(Exercise details):
In the material below, please retype the lines from the very first through the one with "3.82e-4, 6.72e-5, 7.74e-6, 5.22e-7, 1.8e-8, 2.66e-10, 1.36e-12]", exactly and without pictures.

(Data segment):
▽
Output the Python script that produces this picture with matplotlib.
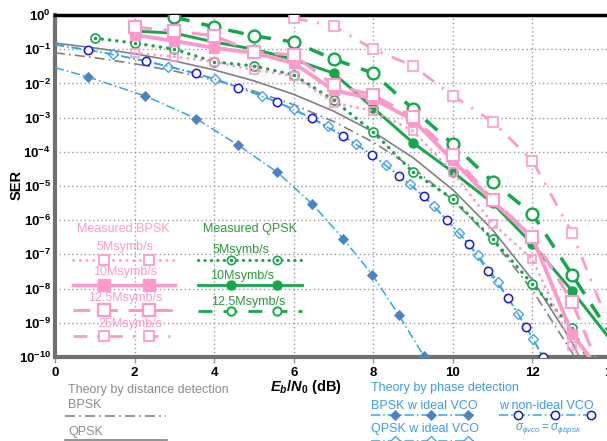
import numpy as np
import matplotlib
matplotlib.use('Agg')
import matplotlib.pyplot as plt
from matplotlib.lines import Line2D

plt.rcParams['font.family'] = 'Liberation Sans'
plt.rcParams['mathtext.fontset'] = 'custom'
plt.rcParams['mathtext.rm'] = 'Liberation Sans'
plt.rcParams['mathtext.it'] = 'Liberation Sans:italic'
plt.rcParams['mathtext.bf'] = 'Liberation Sans:bold'
plt.rcParams['mathtext.bfit'] = 'Liberation Sans:italic:bold'

# ---- data (log10 of SER unless noted) ----
snr_theory = [0, 1, 2, 3, 4, 5, 6, 7, 8, 9, 10, 11, 12, 13, 14]
bpsk_dist = [0.0786, 0.0563, 0.0375, 0.0229, 0.0125, 0.00595, 0.00239, 7.73e-4,
             1.91e-4, 3.36e-5, 3.87e-6, 2.61e-7, 9.0e-9, 1.33e-10, 6.8e-13]
qpsk_dist = [0.151, 0.109, 0.0736, 0.0453, 0.0248, 0.0119, 0.00478, 1.55e-3,
             3.82e-4, 6.72e-5, 7.74e-6, 5.22e-7, 1.8e-8, 2.66e-10, 1.36e-12]

# phase detection theory (first / last entries are line ends without marker)
bpsk_ph_x = [0, 0.83, 2.27, 3.55, 4.6, 5.59, 6.47, 7.25, 7.98, 8.64, 9.27, 9.5]
bpsk_ph_y = [-1.54, -1.81, -2.37, -3.03, -3.8, -4.6, -5.53, -6.55, -7.6, -8.77, -9.97, -10.5]
qpsk_ph_x = [0, 1.45, 2.85, 4.03, 5.2, 6.0, 6.85, 7.56, 8.33, 8.92, 9.52, 10.15,
             10.63, 11.13, 11.64, 12.02, 12.3]
qpsk_ph_y = [-0.87, -1.14, -1.51, -1.87, -2.36, -2.75, -3.25, -3.77, -4.4, -4.94,
             -5.58, -6.37, -7.02, -7.8, -8.74, -9.47, -10.1]
nonideal_x = [0, 0.83, 2.29, 3.55, 4.61, 5.59, 6.45, 7.23, 7.98, 8.64, 9.27, 9.85,
              10.4, 10.88, 11.39, 11.84, 12.27]
nonideal_y = [-0.87, -1.02, -1.34, -1.7, -2.12, -2.55, -3.02, -3.53, -4.09, -4.7,
              -5.3, -6.0, -6.7, -7.49, -8.27, -9.12, -10.0]

# measured BPSK
b5_x = [2, 3, 4, 5, 6, 7, 8, 9, 10, 11, 12, 13, 13.3]
b5_y = [-1.11, -1.22, -1.37, -1.61, -1.78, -2.57, -2.8, -3.39, -4.6, -6.1, -7.14, -9.68, -10.2]
b10_x = [2, 3, 4, 5, 6, 7, 8, 9, 10, 11, 12, 13, 13.5]
b10_y = [-0.58, -0.76, -0.96, -1.11, -1.4, -2.2, -2.45, -3.07, -4.25, -5.45, -6.5, -9.33, -10.1]
b125_x = [2, 3, 4, 5, 6, 7, 8, 9, 10, 11, 12, 13, 13.6]
b125_y = [-0.35, -0.47, -0.61, -1.08, -1.17, -2.05, -2.34, -2.98, -4.09, -5.4, -6.48, -8.39, -10.1]
b25_x = [6, 7, 8, 9, 10, 11, 12, 13, 13.8]
b25_y = [-0.09, -0.32, -1.0, -1.49, -2.36, -3.12, -4.26, -6.38, -8.7]

# measured QPSK
q5_x = [1, 2, 3, 4, 5, 6, 7, 8, 9, 10, 11, 12, 13, 13.4]
q5_y = [-0.68, -0.82, -1.0, -1.37, -1.49, -1.75, -2.49, -3.42, -4.6, -5.38, -6.55, -7.87, -9.15, -10.1]
q10_x = [2, 3, 4, 5, 6, 7, 8, 9, 10, 11, 12, 13, 14]
q10_y = [-0.47, -0.53, -0.79, -1.0, -1.3, -1.7, -2.72, -3.74, -4.59, -5.5, -6.7, -8.07, -9.55]
q125_x = [3, 4, 5, 6, 7, 8, 9, 10, 11, 12, 13, 14]
q125_y = [-0.06, -0.35, -0.61, -0.79, -1.29, -1.7, -2.75, -3.77, -4.88, -5.82, -7.6, -9.4]

ytick_exp = [0, -1, -2, -3, -4, -5, -6, -7, -8, -9, -10]
xticks = [0, 2, 4, 6, 8, 10, 12, 14]

pink = '#FF99CC'
green = '#14A84B'
lgreen_txt = '#2A9A3A'
lblue = '#2AAAE2'
mblue = '#3F86D8'
oblue = '#4AA0F0'
dblue = '#1515E6'
gray = '#808080'

W, H = 607, 441
fig = plt.figure(figsize=(W / 100, H / 100), dpi=100)
ax = fig.add_axes([55 / W, 1 - 357 / H, (612 - 55) / W, (357 - 15) / H])


def p(v):
    return 10.0 ** np.array(v)


# theory by distance detection
ax.plot(snr_theory, bpsk_dist, color=gray, lw=1.2, ls=(0, (6, 2.5, 1, 2.5)), zorder=3)
ax.plot(snr_theory, qpsk_dist, color=gray, lw=1.2, ls='-', zorder=3)

# theory by phase detection
dashdot = (0, (6, 2, 1, 2))
ax.plot(bpsk_ph_x, p(bpsk_ph_y), color=lblue, lw=1.1, ls=dashdot, marker='D', ms=5.5,
        mfc=mblue, mec='#6F7F90', mew=0.6, markevery=list(range(1, 11)), zorder=4)
ax.plot(qpsk_ph_x, p(qpsk_ph_y), color=lblue, lw=1.1, ls=dashdot, marker='D', ms=5.5,
        mfc='white', mec=oblue, mew=1.0, markevery=list(range(1, 16)), zorder=4)
ax.plot(nonideal_x, p(nonideal_y), color=lblue, lw=1.1, ls=dashdot, marker='o', ms=6,
        mfc='white', mec=dblue, mew=1.1, markevery=list(range(1, 17)), zorder=4)

# measured QPSK
ax.plot(q5_x, p(q5_y), color=green, lw=2.4, ls=(0, (0.1, 2.1)), dash_capstyle='round',
        marker='o', ms=6.5, mfc='white', mec=green, mew=1.2, markevery=list(range(13)), zorder=5)
ax.plot(q5_x[:13], p(q5_y[:13]), ls='none', marker='.', ms=3, color=green, zorder=6)
ax.plot(q10_x, p(q10_y), color=green, lw=2.1, ls='-', marker='o', ms=6.5,
        mfc=green, mec=green, markevery=list(range(12)), zorder=5)
ax.plot(q125_x, p(q125_y), color=green, lw=2.5, ls=(0, (4.5, 3.5)), marker='o', ms=8.5,
        mfc='white', mec=green, mew=1.7, markevery=list(range(11)), zorder=5)

# measured BPSK
ax.plot(b5_x, p(b5_y), color=pink, lw=2.0, ls=(0, (0.1, 2.3)), dash_capstyle='round',
        marker='s', ms=6, mfc='none', mec=pink, mew=1.2, markevery=list(range(12)), zorder=5)
ax.plot(b10_x, p(b10_y), color=pink, lw=2.8, ls='-', marker='s', ms=7,
        mfc=pink, mec=pink, markevery=list(range(12)), zorder=6)
ax.plot(b125_x, p(b125_y), color=pink, lw=2.3, ls=(0, (5.5, 3.5)), marker='s', ms=8.5,
        mfc='white', mec=pink, mew=1.5, markevery=list(range(12)), zorder=6)
ax.plot(b25_x, p(b25_y), color=pink, lw=2.0, ls=(0, (5, 3.5, 0.8, 3.5)), marker='s', ms=7,
        mfc='white', mec=pink, mew=1.2, markevery=list(range(8)), zorder=5)

ax.set_yscale('log')
ax.set_xlim(0, 14)
ax.set_ylim(1e-10, 1)
ax.set_yticks(p(ytick_exp))
ax.set_yticklabels([r'$\mathbf{10^{%d}}$' % e for e in ytick_exp], fontsize=9.5)
ax.yaxis.set_minor_locator(matplotlib.ticker.NullLocator())
ax.set_xticks(xticks)
ax.set_xticklabels([str(t) for t in xticks], fontsize=9.5, fontweight='bold')
ax.tick_params(axis='x', direction='out', length=4, width=1, color='#999999', pad=3)
ax.tick_params(axis='y', length=0, pad=3)
ax.grid(True, ls=(0, (1, 2)), color='#9A9A9A', lw=1)
ax.set_axisbelow(True)
ax.spines['left'].set_color('#707070')
ax.spines['left'].set_linewidth(3)
ax.spines['bottom'].set_color('#707070')
ax.spines['bottom'].set_linewidth(3)
ax.spines['top'].set_color('black')
ax.spines['top'].set_linewidth(2.5)
ax.spines['right'].set_visible(False)

# axis titles
fig.text(306 / W, 1 - 387 / H, r'$\mathbfit{E}_{\mathbfit{b}}\mathbf{/}\mathbfit{N}_{\mathbf{0}}$ (dB)',
         ha='center', va='center', fontsize=10.5, fontweight='bold')
fig.text(17 / W, 1 - 185 / H, 'SER', ha='center', va='center', rotation=90,
         fontsize=10.5, fontweight='bold')


# hand-made legends (pixel positions)
def ftxt(x, y, s, **kw):
    fig.text(x / W, 1 - y / H, s, **kw)


def fline(x1, x2, y, **kw):
    fig.add_artist(Line2D([x1 / W, x2 / W], [1 - y / H, 1 - y / H],
                          transform=fig.transFigure, **kw))


def fmark(xs, y, **kw):
    fig.add_artist(Line2D([x / W for x in xs], [1 - y / H] * len(xs), ls='none',
                          transform=fig.transFigure, **kw))


fs = 9
ftxt(123, 229, 'Measured BPSK', ha='center', va='center', color=pink, fontsize=fs)
ftxt(125, 247, '5Msymb/s', ha='center', va='center', color=pink, fontsize=fs)
fline(73, 175, 260, color=pink, lw=2.0, ls=(0, (0.1, 2.3)), dash_capstyle='round')
fmark([104, 149], 260, marker='s', ms=7, mfc='white', mec=pink, mew=1.3)
ftxt(125, 272, '10Msymb/s', ha='center', va='center', color=pink, fontsize=fs)
fline(73, 175, 285, color=pink, lw=2.5)
fmark([104, 149], 285, marker='s', ms=8, mfc=pink, mec=pink)
ftxt(125, 298, '12.5Msymb/s', ha='center', va='center', color=pink, fontsize=fs)
fline(73, 175, 310, color=pink, lw=2.2, ls=(0, (5.5, 3.5)))
fmark([104, 149], 310, marker='s', ms=8, mfc='white', mec=pink, mew=1.6)
ftxt(130, 324, '25Msymb/s', ha='center', va='center', color=pink, fontsize=fs)
fline(73, 175, 336, color=pink, lw=2.0, ls=(0, (5, 3.5, 0.8, 3.5)))
fmark([104, 149], 336, marker='s', ms=7.5, mfc='white', mec=pink, mew=1.3)

ftxt(250, 229, 'Measured QPSK', ha='center', va='center', color=lgreen_txt, fontsize=fs)
ftxt(241, 250, '5Msymb/s', ha='center', va='center', color=lgreen_txt, fontsize=fs)
fline(198, 302, 260, color=green, lw=2.2, ls=(0, (0.1, 2)), dash_capstyle='round')
fmark([231, 277], 260, marker='o', ms=6, mfc='white', mec=green, mew=1.2)
fmark([231, 277], 260, marker='.', ms=3, color=green)
ftxt(242, 276, '10Msymb/s', ha='center', va='center', color=lgreen_txt, fontsize=fs)
fline(198, 302, 285, color=green, lw=2)
fmark([231, 277], 285, marker='o', ms=6.5, mfc=green, mec=green)
ftxt(248, 302, '12.5Msymb/s', ha='center', va='center', color=lgreen_txt, fontsize=fs)
fline(198, 302, 311, color=green, lw=2, ls=(0, (5, 4)))
fmark([231, 277], 311, marker='o', ms=6, mfc='white', mec=green, mew=1.4)

ftxt(68, 390, 'Theory by distance detection', ha='left', va='center', color='#8C8C8C', fontsize=fs)
ftxt(68, 405, 'BPSK', ha='left', va='center', color='#8C8C8C', fontsize=fs)
fline(65, 166, 416, color=gray, lw=1.2, ls=(0, (6, 2.5, 1, 2.5)))
ftxt(68, 432, 'QPSK', ha='left', va='center', color='#8C8C8C', fontsize=fs)
fline(65, 167, 440, color=gray, lw=1.2)

ptxt = '#3D9BE9'
ftxt(371, 388, 'Theory by phase detection', ha='left', va='center', color=ptxt, fontsize=fs)
ftxt(371, 406, 'BPSK w ideal VCO', ha='left', va='center', color=ptxt, fontsize=fs)
fline(371, 474, 415, color=lblue, lw=1.1, ls=dashdot)
fmark([395, 431, 468], 415, marker='D', ms=5.5, mfc=mblue, mec='#6F7F90', mew=0.6)
ftxt(499, 406, 'w non-ideal VCO', ha='left', va='center', color=ptxt, fontsize=fs)
fline(499, 595, 415, color=lblue, lw=1.1, ls=dashdot)
fmark([518, 555, 591], 415, marker='o', ms=6, mfc='white', mec=dblue, mew=1.1)
ftxt(371, 429, 'QPSK w ideal VCO', ha='left', va='center', color=ptxt, fontsize=fs)
fline(371, 474, 441, color=lblue, lw=1.1, ls=dashdot)
fmark([395, 431, 468], 441, marker='D', ms=5.5, mfc='white', mec=oblue, mew=1.0)
ftxt(548, 429, r'$\sigma_{\phi vco}=\sigma_{\phi bpsk}$', ha='center', va='center',
     color=ptxt, fontsize=8.5)

fig.savefig('out.png', dpi=100)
△
(Answer to this task):
Output the Python script that produces this picture with matplotlib.
import numpy as np
import matplotlib
matplotlib.use('Agg')
import matplotlib.pyplot as plt
from matplotlib.lines import Line2D

plt.rcParams['font.family'] = 'Liberation Sans'
plt.rcParams['mathtext.fontset'] = 'custom'
plt.rcParams['mathtext.rm'] = 'Liberation Sans'
plt.rcParams['mathtext.it'] = 'Liberation Sans:italic'
plt.rcParams['mathtext.bf'] = 'Liberation Sans:bold'
plt.rcParams['mathtext.bfit'] = 'Liberation Sans:italic:bold'

# ---- data (log10 of SER unless noted) ----
snr_theory = [0, 1, 2, 3, 4, 5, 6, 7, 8, 9, 10, 11, 12, 13, 14]
bpsk_dist = [0.0786, 0.0563, 0.0375, 0.0229, 0.0125, 0.00595, 0.00239, 7.73e-4,
             1.91e-4, 3.36e-5, 3.87e-6, 2.61e-7, 9.0e-9, 1.33e-10, 6.8e-13]
qpsk_dist = [0.151, 0.109, 0.0736, 0.0453, 0.0248, 0.0119, 0.00478, 1.55e-3,
             3.82e-4, 6.72e-5, 7.74e-6, 5.22e-7, 1.8e-8, 2.66e-10, 1.36e-12]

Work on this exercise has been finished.